### Collected data

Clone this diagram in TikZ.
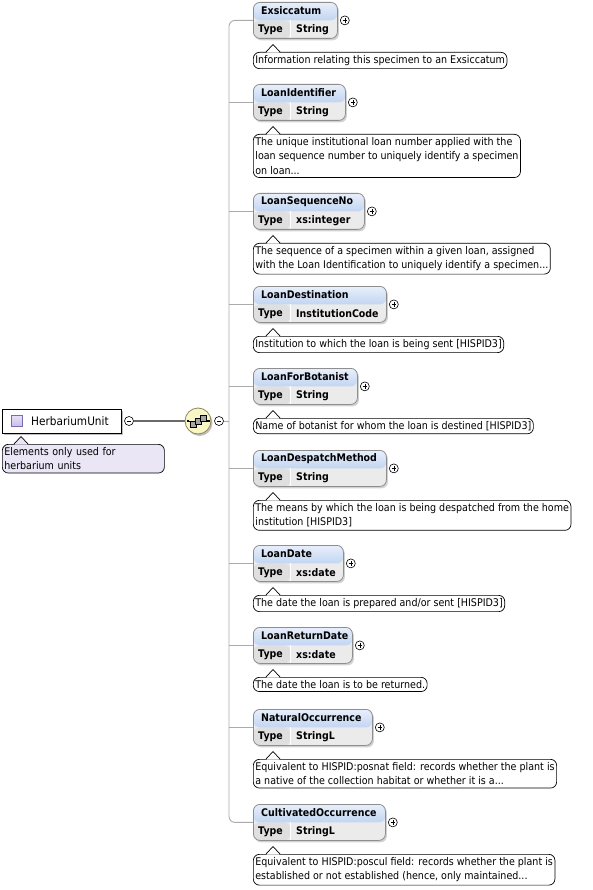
\documentclass[tikz,border=0pt]{standalone}
\usepackage{fontspec}
\setmainfont{DejaVu Sans}
\newfontfamily\narrowfont{DejaVu Sans}[FakeStretch=0.9]
\usetikzlibrary{shadows,calc}

\definecolor{tbtop}{HTML}{E8EFFB}
\definecolor{tbbot}{HTML}{C2D5F2}
\definecolor{typebg}{HTML}{EBEBEB}
\definecolor{typelbl}{HTML}{DFDFDF}
\definecolor{bordergray}{HTML}{8E8E8E}
\definecolor{connline}{HTML}{ABABAB}
\definecolor{darkconn}{HTML}{6A6A6A}
\definecolor{lav}{HTML}{EAE6F5}
\definecolor{seqfill}{HTML}{F9F5C4}
\definecolor{seqedge}{HTML}{8C8660}
\definecolor{iconfill}{HTML}{C9BCEB}
\definecolor{iconedge}{HTML}{7A6AB0}

\tikzset{
  elbox/.style={draw=bordergray, line width=0.8pt, rounded corners=6.5pt,
    minimum height=36pt, inner sep=0pt, anchor=north west,
    drop shadow={shadow xshift=1.5pt, shadow yshift=-2pt, fill=black, opacity=0.18},
    path picture={
      \fill[typebg] (path picture bounding box.south west) rectangle (path picture bounding box.north east);
      \fill[typelbl] (path picture bounding box.south west) rectangle ([xshift=37pt,yshift=18pt]path picture bounding box.south west);
      \shade[top color=tbtop, bottom color=tbbot] (path picture bounding box.north west) rectangle ([yshift=-18pt]path picture bounding box.north east);
      \draw[white, line width=0.6pt] ([xshift=37pt]path picture bounding box.south west) -- ([xshift=37pt,yshift=18pt]path picture bounding box.south west);
    }},
  titletxt/.style={anchor=west, inner sep=0pt, font=\narrowfont\fontsize{10.5}{12}\selectfont\bfseries},
  typetxt/.style={anchor=west, inner sep=0pt, font=\narrowfont\fontsize{10.5}{12}\selectfont\bfseries},
  plusc/.style={circle, draw=black, fill=white, line width=0.6pt, minimum size=9pt, inner sep=0pt,
    path picture={\draw[line width=0.6pt]
      ([xshift=-2.2pt]path picture bounding box.center) -- ([xshift=2.2pt]path picture bounding box.center)
      ([yshift=-2.2pt]path picture bounding box.center) -- ([yshift=2.2pt]path picture bounding box.center);}},
  minusc/.style={circle, draw=black, fill=white, line width=0.6pt, minimum size=9pt, inner sep=0pt,
    path picture={\draw[line width=0.6pt]
      ([xshift=-2.2pt]path picture bounding box.center) -- ([xshift=2.2pt]path picture bounding box.center);}},
  desc/.style={draw=black, line width=0.7pt, fill=white, rounded corners=6pt, anchor=north west,
    align=left, font=\narrowfont\fontsize{10.6}{14.5}\selectfont, inner xsep=2pt, inner ysep=3pt},
  conn/.style={draw=connline, line width=0.9pt},
  hconn/.style={draw=darkconn, line width=1.3pt},
}

\newcommand\xelem[6]{%
  \node[elbox, minimum width=#3pt] (#1) at (253,#2) {};
  \node[titletxt] at ([xshift=8pt,yshift=-9pt]#1.north west) {#4};
  \node[typetxt] at ([xshift=5pt,yshift=9pt]#1.south west) {Type};
  \node[typetxt] at ([xshift=43pt,yshift=9pt]#1.south west) {#5};
  \node[plusc] (#1p) at ([xshift=7pt]#1.east) {};
  \node[desc] (#1d) at (253,#2+50) {#6};
  \fill[white] ([xshift=13.5pt,yshift=-0.6pt]#1d.north west) -- ([xshift=20pt,yshift=7.5pt]#1d.north west) -- ([xshift=26.5pt,yshift=-0.6pt]#1d.north west) -- cycle;
  \draw[line width=0.7pt] ([xshift=13pt]#1d.north west) -- ([xshift=20pt,yshift=7.5pt]#1d.north west) -- ([xshift=27pt]#1d.north west);
}

\begin{document}
\begin{tikzpicture}[x=1pt, y=-1pt]
\fill[white] (0,0) rectangle (592,890);
\useasboundingbox (0,0) rectangle (592,890);

% root element
\node[draw=black, line width=0.8pt, fill=white, minimum width=119pt, minimum height=24pt,
  anchor=north west, inner sep=0pt,
  drop shadow={shadow xshift=1.5pt, shadow yshift=-2pt, fill=black, opacity=0.25}] (hu) at (2,409) {};
\node[draw=iconedge, line width=0.7pt, top color=iconfill!45, bottom color=iconfill, minimum size=11pt, inner sep=0pt] (huicon) at (16.5,421) {};
\node[anchor=west, inner sep=0pt, font=\narrowfont\fontsize{11.7}{13}\selectfont] (hutext) at (31,421) {HerbariumUnit};
\node[minusc] (hum) at (129,421) {};
\node[desc, fill=lav, text width=158pt] (hud) at (2,444) {Elements only used for\\herbarium units};
\fill[lav] ([xshift=12.5pt,yshift=-0.6pt]hud.north west) -- ([xshift=19pt,yshift=7.5pt]hud.north west) -- ([xshift=25.5pt,yshift=-0.6pt]hud.north west) -- cycle;
\draw[line width=0.7pt] ([xshift=12pt]hud.north west) -- ([xshift=19pt,yshift=7.5pt]hud.north west) -- ([xshift=26pt]hud.north west);

% sequence compositor
\node[circle, draw=seqedge, fill=seqfill, line width=0.8pt, minimum size=26pt, inner sep=0pt,
  drop shadow={shadow xshift=1.5pt, shadow yshift=-2pt, fill=black, opacity=0.25}] (seq) at (198,421) {};
\draw[line width=0.7pt] (187.5,421) -- (208.5,421);
\fill (186.5,419.8) rectangle (189,422.3);
\fill (207,419.8) rectangle (209.5,422.3);
\foreach \dx/\dy in {-5/3, 0/0, 5/-3}
  \draw[fill=gray!70, line width=0.5pt] (198+\dx-3,421+\dy-3) rectangle (198+\dx+3,421+\dy+3);
\node[minusc] (seqm) at (219,421) {};
\draw[hconn] (hum) -- (seq);

% child elements
\xelem{e1}{2}{84}{Exsiccatum}{String}{Information relating this specimen to an Exsiccatum}
\xelem{e2}{84}{92}{LoanIdentifier}{String}{The unique institutional loan number applied with the\\loan sequence number to uniquely identify a specimen\\on loan...}
\xelem{e3}{193}{111}{LoanSequenceNo}{xs:integer}{The sequence of a specimen within a given loan, assigned\\with the Loan Identification to uniquely identify a specimen...}
\xelem{e4}{286}{133}{LoanDestination}{InstitutionCode}{Institution to which the loan is being sent [HISPID3]}
\xelem{e5}{368}{104}{LoanForBotanist}{String}{Name of botanist for whom the loan is destined [HISPID3]}
\xelem{e6}{450}{133}{LoanDespatchMethod}{String}{The means by which the loan is being despatched from the home\\institution [HISPID3]}
\xelem{e7}{545}{90}{LoanDate}{xs:date}{The date the loan is prepared and/or sent [HISPID3]}
\xelem{e8}{627}{99}{LoanReturnDate}{xs:date}{The date the loan is to be returned.}
\xelem{e9}{709}{119}{NaturalOccurrence}{StringL}{Equivalent to HISPID:posnat field: records whether the plant is\\a native of the collection habitat or whether it is a...}
\xelem{e10}{804}{132}{CultivatedOccurrence}{StringL}{Equivalent to HISPID:poscul field: records whether the plant is\\established or not established (hence, only maintained...}

% connectors
\coordinate (spine) at (229,421);
\draw[conn, rounded corners=6pt] (e1.west) -| (spine) |- (e10.west);
\foreach \n in {e2,e3,e4,e5,e6,e7,e8,e9}
  \draw[conn] (spine |- \n.west) -- (\n.west);
\draw[conn] (seqm) -- (spine);
\end{tikzpicture}
\end{document}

### Description of the task
Where a line above contains the word "this", copy that line.

### Output of the exercise
Clone this diagram in TikZ.
\xelem{e1}{2}{84}{Exsiccatum}{String}{Information relating this specimen to an Exsiccatum}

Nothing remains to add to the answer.